An Article II judge is the one involved in unethical behavior. Such behavior implies treason, bribery, and, possibly, crimes of political nature as well as crimes committed repeatedly, as established in Hastings v. Judicial Conference of the United States (Hastings v. Judicial Conference of United States, n.d.). In the same case, Judge Hastings argued for the unconstitutionality of repeated reassignment of cases from judges such as him. Although his objections were denied Hastings’ point was that the only constitutionally justified disciplinary measure would be impeachment. In reality, the Act does not determine any prerequisites to remove judges from their positions, instead allowing the cases to be reassigned, thus depriving judges of their primary authority. Whether such deprivation meets the Constitution’s intentions is arguable. The Framers of the Constitution regarded impeachment as the maxim of the judges’ reprimand. Apart from that, no other disciplinary or sanctioning methods were intended for federal judges. The Act successfully leaves the Constitution’s intention behind, although, as it can be seen from Hastings v. Judicial Conference case, the constitutionality of it is legitimized (Hastings v. Judicial Conference of United States, n.d.).
The Constitution provides the Congress with some authority in regulating judicial conduct. On the other hand, Article II presumes that the Congress in itself is limited in terms of its authority in removing judges. Article III, in turn, serves as a limit to the executive power of removal, as outlined in the 1980 Act, although the Congress is capable of imposing disciplinary measures over indicted judges (Remus, 2012). Still, the Congress is capable of enforcing legislations to process complaints filed against federal judges. The primary reason of such congressional authority is the diversity of standards as inscribed in the Article II and III. It is stated, thus, that civil officials of the US other than federal judges are less likely to be impeached since the standard for their impeachment is lower. Such discrepancy gives the Congress the ability to intrude into the judicial independence without violating their constitutional power over Federal judges. The intrusion, subsequently, might include passing the judges’ cases over to the Supreme Court as well as other courts that the Congress creates (Remus, 2012).
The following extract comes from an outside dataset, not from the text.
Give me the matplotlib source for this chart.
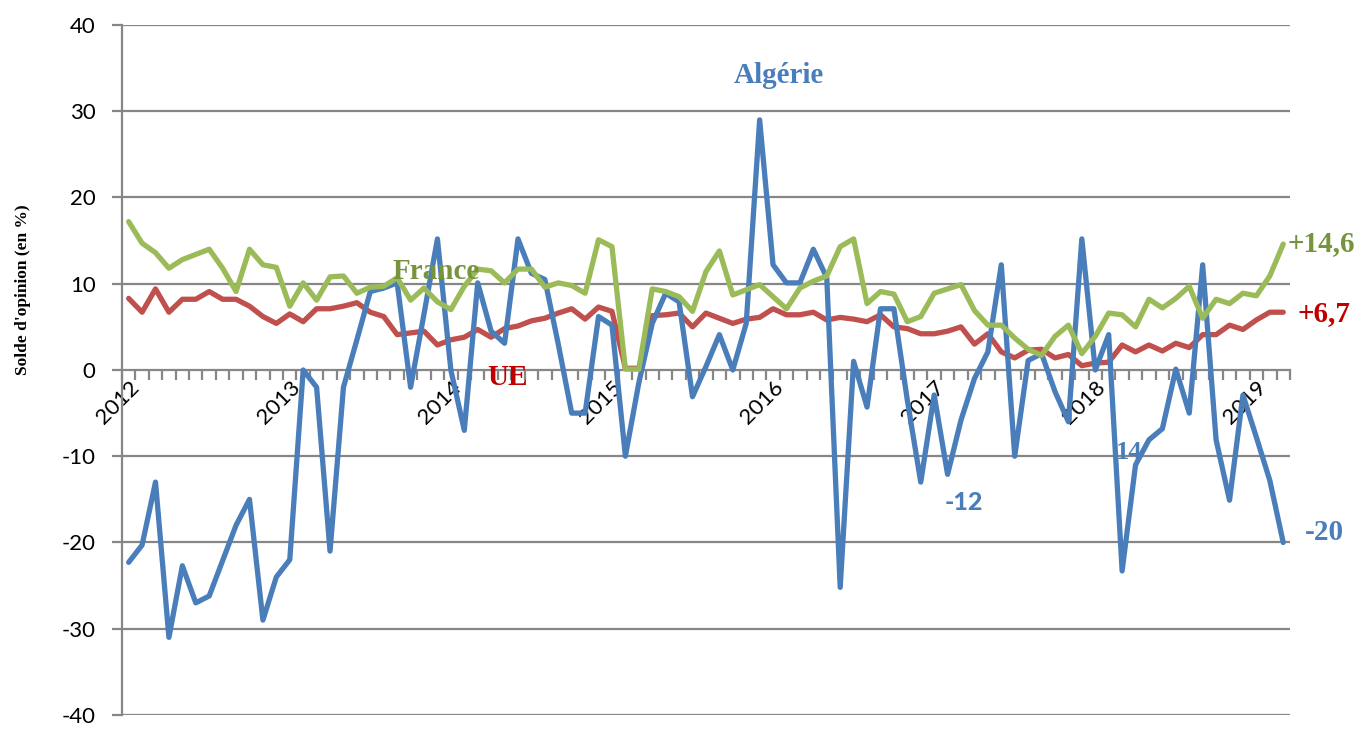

The current state of affairs makes it possible to assume there are particular groups of judges that are authorized to sanction their peers and lower-rank judges. The indicted judges and the judges who evaluate the filed claims may – and often do – belong to the same circuits. Such situation means that federal judges are appointed to life for making decisions over their peers, which may result in biased and prejudicial decisions. At the same time, appointing federal judges for “good behavior,” and the vagueness of the very notion of such behavior, increases the possibility of politically-based interventions into the judicial conduct. In other words, a judge might be disciplines as politically unwanted. If the judges are elected within fixed periods of time, it would increase their security from political pressure. Also, a fixed service term would make sure the judge composition is constantly rejuvenated. The electoral expenditures might be a serious disadvantage of such system but it would prevent the interventions and the judges themselves from politically biased conduct.
To conclude, the 1980 Act is highly controversial due to its doubtful constitutionality and the judiciary insecurity that it results in. Although impeachment is addressed by the means of this Act, it allows for federal judges to be deprived of their primary function simultaneously ignoring the idea that the Constitution intends.
References
Hall, D. E., & Feldmeier, J. (2012). Constitutional Law: Governmental Powers and Individual Freedoms (2nd ed.). Upper Saddle River, NJ: Pearson Education.
Hastings v. Judicial Conference of United States, 593 F. Supp. 1371 (D.D.C. 1984)(n.d.). Web.
Joseph B. Bergen, Plaintiff-appellant, v. B. Avant Edenfield, Defendant-appellee, 701 F.2d 906 (11th Cir. 1981). (n.d.). Web.
Remus, D. A. (2012). The Institutional Politics of Federal Judicial Conduct Regulation. Yale Law & Policy Review, 31(1), 33-78.